### To be done
Of all the lines in the material, how many include the word "Output"? Give only the number.

### Dataset records
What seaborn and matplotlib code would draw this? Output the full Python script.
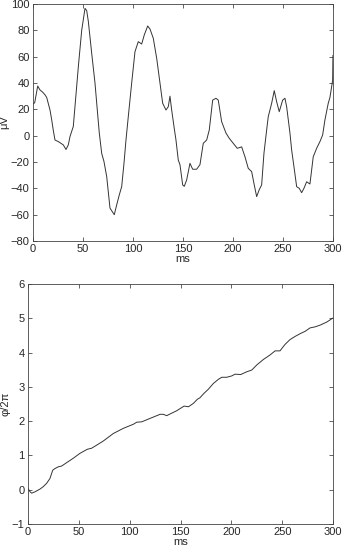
import pandas as pd
import seaborn as sns
import matplotlib.pyplot as plt

# top panel: waveform (ms, microvolts)
eeg_ms = [0, 1.7, 4.7, 7, 9.7, 12, 13.7, 17, 18.7, 20.3, 22, 25.3, 30.3, 33, 35.3, 37,
          40.3, 45.3, 48.7, 50.3, 52, 53.7, 55.3, 58.7, 62, 64.3, 66.3, 68.7, 71, 73.7,
          77, 78.7, 81.3, 83.7, 86.3, 88.7, 91, 93, 95.3, 98.7, 102, 105.3, 108.7, 111.3,
          114.7, 117, 120.3, 123.7, 127, 129.7, 133, 135.3, 137, 138.7, 141, 143, 145.3,
          147, 149.7, 151.3, 153.7, 157, 159.7, 163.7, 167, 170.3, 173.7, 176.3, 179.7,
          183, 185.3, 188.7, 193, 196.3, 200.3, 204.3, 208.7, 212, 215.3, 218.7, 221.3,
          223.7, 226.3, 228.7, 231, 233.7, 235.3, 238.7, 241.3, 243.7, 246.3, 249.7, 252,
          253.7, 257, 258.7, 261, 263.7, 266.3, 268.7, 271, 273.7, 277, 280.3, 283.7, 287,
          289.7, 292, 295.3, 297, 299.7, 300]
eeg_uv = [24, 25, 37.7, 34.7, 33, 31, 29, 19.5, 12, 4, -3.3, -4.5, -7, -10.5, -7, -0.7,
          7, 52, 80, 88, 96.7, 95, 87, 62.6, 40, 19.5, 2, -13.4, -19.7, -31,
          -55, -57, -60, -52.6, -45, -38.7, -21, -3.3, 14.4, 40, 63.8, 71.4, 69.6, 76.5,
          83.3, 81, 74, 58.8, 40, 24.6, 19.5, 22, 30, 19.5, 7, -3.3, -18.5,
          -22, -37.4, -38.5, -33.6, -21, -25.5, -25.5, -22, -5.8, -3.3, 4.3, 27,
          28.4, 27, 10.6, 2, -2, -5.8, -9.6, -8.5, -16, -24.8, -27.3, -37.4,
          -46.3, -41, -37.4, -13.4, 4.3, 14.4, 24.6, 34.2, 25.8, 18.2, 27, 28.4,
          22, 2, -10.9, -23.5, -38.7, -40, -43.3, -40, -35, -36.7, -16, -9.6, -4.5,
          0.5, 12, 24.6, 29, 42, 61]

# bottom panel: unwrapped phase in cycles
phase_ms = [0, 2, 3.6, 6.9, 11.8, 15, 18.4, 21.6, 24.3, 26.6, 29.9, 33, 38, 44.6, 51,
            58.3, 62.5, 67.5, 74, 83.9, 93.7, 103.6, 106.9, 111.8, 120, 129.9, 133,
            136.4, 139.7, 146, 153.5, 157.8, 162.7, 166.6, 169, 173, 177.3, 182.3,
            187.2, 190.5, 195.4, 200.4, 203.6, 209.2, 215.1, 220, 225, 231.5, 238, 243,
            247.8, 252.8, 257.7, 262.6, 267.5, 272.5, 277.4, 282.3, 287.2, 293.8, 300]
phase_cyc = [0.04, -0.06, -0.1, -0.06, 0.02, 0.09, 0.19, 0.33, 0.57, 0.62, 0.67, 0.69,
             0.79, 0.92, 1.06, 1.18, 1.21, 1.3, 1.42, 1.64, 1.79, 1.91, 1.97, 1.98, 2.08,
             2.2, 2.2, 2.16, 2.21, 2.3, 2.44, 2.42, 2.52, 2.64, 2.68, 2.81, 2.93, 3.1,
             3.22, 3.28, 3.28, 3.32, 3.37, 3.36, 3.44, 3.49, 3.64, 3.8, 3.93, 4.05, 4.05,
             4.24, 4.38, 4.47, 4.55, 4.62, 4.72, 4.75, 4.8, 4.89, 5.01]

eeg = pd.DataFrame({'ms': eeg_ms, 'uV': eeg_uv})
phase = pd.DataFrame({'ms': phase_ms, 'cyc': phase_cyc})

sns.set_style('ticks')
plt.rcParams['font.family'] = ['Liberation Sans', 'DejaVu Sans']
plt.rcParams['xtick.direction'] = 'in'
plt.rcParams['ytick.direction'] = 'in'

fig = plt.figure(figsize=(3.42, 5.47), dpi=100)
ax1 = fig.add_axes([0.0965, 0.5594, 0.877, 0.4333])
ax2 = fig.add_axes([0.0819, 0.042, 0.892, 0.4388])

sns.lineplot(data=eeg, x='ms', y='uV', ax=ax1, color='#333333', linewidth=0.7)
ax1.set_xlim(0, 300)
ax1.set_ylim(-80, 100)
ax1.set_yticks(range(-80, 101, 20))
ax1.set_ylabel('μV', fontsize=8, labelpad=1)

sns.lineplot(data=phase, x='ms', y='cyc', ax=ax2, color='#333333', linewidth=0.7)
ax2.set_xlim(0, 300)
ax2.set_ylim(-1, 6)
ax2.set_yticks(range(-1, 7))
ax2.set_ylabel('φ/2π', fontsize=8, labelpad=1)

for ax in (ax1, ax2):
    ax.set_xticks(range(0, 301, 50))
    ax.set_xlabel('ms', fontsize=8, labelpad=0)
    ax.tick_params(labelsize=8, length=3, width=0.5, top=True, right=True)
    ax.tick_params(axis='x', pad=2.5)
    ax.tick_params(axis='y', pad=2.5)
    for s in ax.spines.values():
        s.set_visible(True)
        s.set_linewidth(0.6)
        s.set_color('#444444')

fig.savefig('out.png', dpi=100)
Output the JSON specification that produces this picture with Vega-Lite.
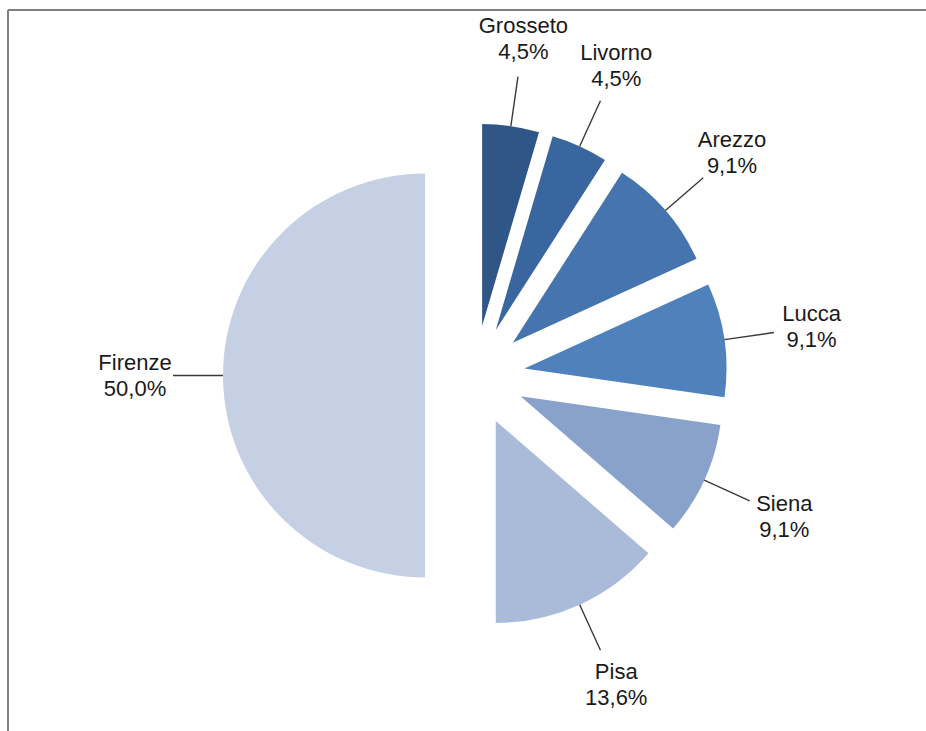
{
  "$schema": "https://vega.github.io/schema/vega-lite/v6.json",
  "width": 918,
  "height": 721,
  "autosize": "none",
  "padding": {"left": 8, "top": 10, "right": 0, "bottom": 0},
  "background": "white",
  "config": {"view": {"stroke": null}},
  "datasets": {
    "shares": [
      {"region": "Grosseto", "value": 1, "pct": "4,5%"},
      {"region": "Livorno", "value": 1, "pct": "4,5%"},
      {"region": "Arezzo", "value": 2, "pct": "9,1%"},
      {"region": "Lucca", "value": 2, "pct": "9,1%"},
      {"region": "Siena", "value": 2, "pct": "9,1%"},
      {"region": "Pisa", "value": 3, "pct": "13,6%"},
      {"region": "Firenze", "value": 11, "pct": "50,0%"}
    ],
    "frame": [{"name": "chart area"}]
  },
  "layer": [
    {
      "data": {"name": "frame"},
      "mark": {"type": "rule", "stroke": "#7f7f7f", "strokeWidth": 2},
      "encoding": {"x": {"value": 0}}
    },
    {
      "data": {"name": "frame"},
      "mark": {"type": "rule", "stroke": "#7f7f7f", "strokeWidth": 2},
      "encoding": {"y": {"value": 0}}
    },
    {
      "data": {"name": "shares"},
      "mark": {
        "type": "arc",
        "outerRadius": 202,
        "xOffset": {"expr": "8+50*sin(PI*(datum.value_start+datum.value_end)/22)"},
        "yOffset": {"expr": "5-50*cos(PI*(datum.value_start+datum.value_end)/22)"}
      },
      "encoding": {
        "theta": {"field": "value", "type": "quantitative", "stack": true},
        "order": {"field": "value", "type": "quantitative", "sort": "ascending"},
        "color": {
          "field": "region",
          "type": "nominal",
          "scale": {
            "domain": ["Grosseto", "Livorno", "Arezzo", "Lucca", "Siena", "Pisa", "Firenze"],
            "range": ["#2F5687", "#3A66A0", "#4674AE", "#4F81BD", "#88A2CB", "#AABBDA", "#C5D0E4"]
          },
          "legend": null
        }
      }
    },
    {
      "data": {"name": "shares"},
      "mark": {
        "type": "arc",
        "innerRadius": 202,
        "outerRadius": 252,
        "padAngle": 3,
        "fillOpacity": 0,
        "stroke": "#3a3a3a",
        "strokeWidth": 1.4,
        "xOffset": {"expr": "8+50*sin(PI*(datum.value_start+datum.value_end)/22)"},
        "yOffset": {"expr": "5-50*cos(PI*(datum.value_start+datum.value_end)/22)"}
      },
      "encoding": {
        "theta": {"field": "value", "type": "quantitative", "stack": true},
        "order": {"field": "value", "type": "quantitative", "sort": "ascending"}
      }
    },
    {
      "data": {"name": "shares"},
      "mark": {
        "type": "text",
        "radius": 290,
        "dy": -13,
        "font": "Liberation Sans",
        "fontSize": 22,
        "color": "#1a1a1a",
        "xOffset": {"expr": "8+50*sin(PI*(datum.value_start+datum.value_end)/22)"},
        "yOffset": {"expr": "5-50*cos(PI*(datum.value_start+datum.value_end)/22)"}
      },
      "encoding": {
        "theta": {"field": "value", "type": "quantitative", "stack": true},
        "order": {"field": "value", "type": "quantitative", "sort": "ascending"},
        "text": {"field": "region", "type": "nominal"}
      }
    },
    {
      "data": {"name": "shares"},
      "mark": {
        "type": "text",
        "radius": 290,
        "dy": 13,
        "font": "Liberation Sans",
        "fontSize": 22,
        "color": "#1a1a1a",
        "xOffset": {"expr": "8+50*sin(PI*(datum.value_start+datum.value_end)/22)"},
        "yOffset": {"expr": "5-50*cos(PI*(datum.value_start+datum.value_end)/22)"}
      },
      "encoding": {
        "theta": {"field": "value", "type": "quantitative", "stack": true},
        "order": {"field": "value", "type": "quantitative", "sort": "ascending"},
        "text": {"field": "pct", "type": "nominal"}
      }
    }
  ]
}
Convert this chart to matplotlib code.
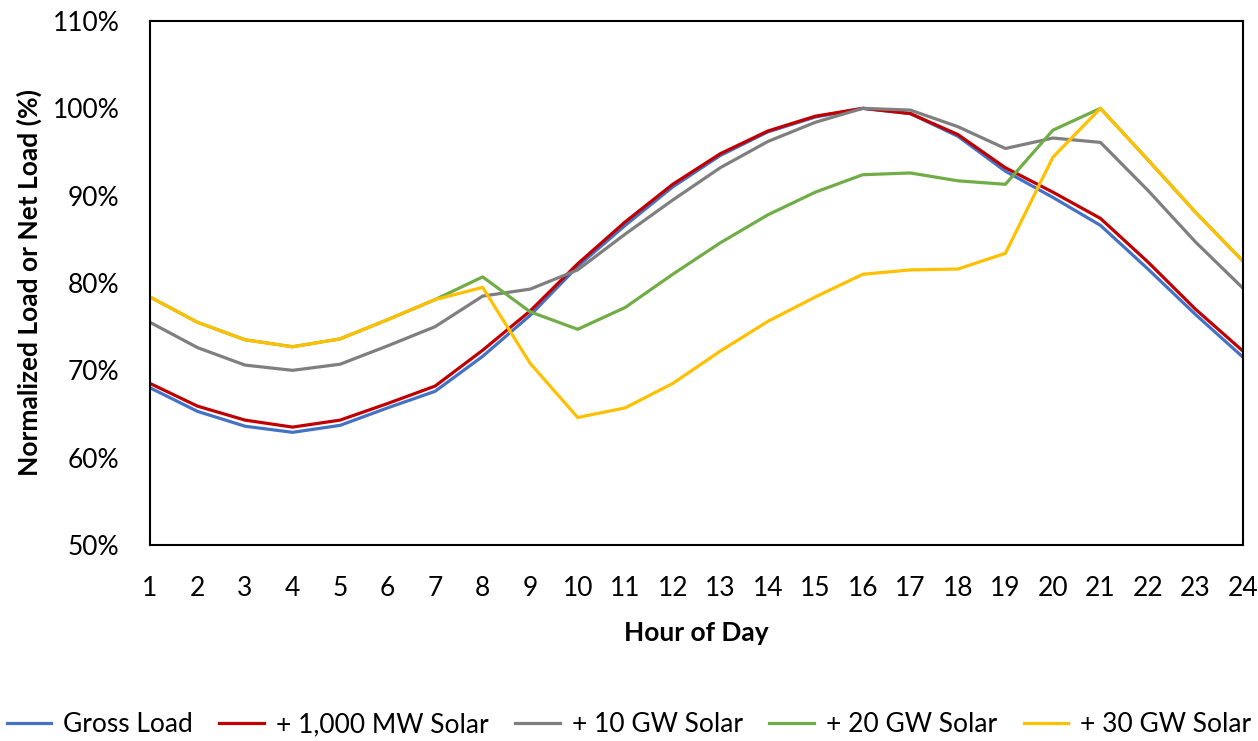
import matplotlib
matplotlib.use("Agg")
import matplotlib.pyplot as plt
import numpy as np
from matplotlib.ticker import FuncFormatter

plt.rcParams["font.family"] = ["Lato", "DejaVu Sans"]

hours = list(range(1, 25))

# Normalized load / net load, % of daily peak
gross_load = [68.0, 65.3, 63.6, 62.9, 63.7, 65.7, 67.6, 71.6, 76.3, 81.9, 86.6, 91.0,
              94.6, 97.3, 99.0, 100.0, 99.4, 96.8, 92.8, 89.8, 86.6, 81.6, 76.4, 71.5]
solar_1000mw = [68.5, 65.9, 64.3, 63.5, 64.3, 66.2, 68.2, 72.3, 76.8, 82.2, 87.0, 91.3,
                94.8, 97.4, 99.1, 100.0, 99.4, 97.0, 93.2, 90.4, 87.4, 82.4, 77.0, 72.2]
solar_10gw = [75.5, 72.6, 70.6, 70.0, 70.7, 72.8, 75.0, 78.5, 79.3, 81.5, 85.6, 89.5,
              93.2, 96.2, 98.4, 100.0, 99.8, 97.9, 95.4, 96.6, 96.1, 90.6, 84.7, 79.4]
solar_20gw = [78.4, 75.5, 73.5, 72.7, 73.6, 75.8, 78.1, 80.7, 76.7, 74.7, 77.2, 81.0,
              84.6, 87.8, 90.4, 92.4, 92.6, 91.7, 91.3, 97.5, 100.0, 94.1, 88.1, 82.5]
solar_30gw = [78.4, 75.5, 73.5, 72.7, 73.6, 75.8, 78.1, 79.5, 70.8, 64.6, 65.7, 68.5,
              72.2, 75.6, 78.4, 81.0, 81.5, 81.6, 83.4, 94.4, 100.0, 94.1, 88.1, 82.5]

series = [
    ("Gross Load", gross_load, "#4472C4"),
    ("+ 1,000 MW Solar", solar_1000mw, "#C00000"),
    ("+ 10 GW Solar", solar_10gw, "#7F7F7F"),
    ("+ 20 GW Solar", solar_20gw, "#70AD47"),
    ("+ 30 GW Solar", solar_30gw, "#FFC000"),
]

fig = plt.figure(figsize=(12.58, 7.41), dpi=100)
ax = fig.add_axes([150 / 1258, 1 - 545 / 741, 1093 / 1258, 524 / 741])

for label, vals, color in series:
    ax.plot(hours, vals, color=color, lw=2.3, label=label, solid_joinstyle="round")

ax.set_xlim(1, 24)
ax.set_ylim(50, 110)
ax.set_xticks(hours)
ax.set_yticks(np.arange(50, 111, 10))
ax.yaxis.set_major_formatter(FuncFormatter(lambda v, _: f"{v:.0f}%"))
ax.tick_params(length=0, labelsize=19)
ax.tick_params(axis="x", pad=22)
ax.tick_params(axis="y", pad=22)
for sp in ax.spines.values():
    sp.set_color("black")
    sp.set_linewidth(1.5)

ax.set_xlabel("Hour of Day", fontsize=19, fontweight="bold", labelpad=15)
ax.set_ylabel("Normalized Load or Net Load (%)", fontsize=19, fontweight="bold")
ax.yaxis.set_label_coords(-(150 - 42) / 1093, 0.5)

fig.legend(loc="center", bbox_to_anchor=(0.5, 0.022), ncol=5, frameon=False,
           fontsize=19, handlelength=1.7, handletextpad=0.45, columnspacing=1.0)

fig.savefig("out.png", dpi=100, facecolor="white")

### Right answer
2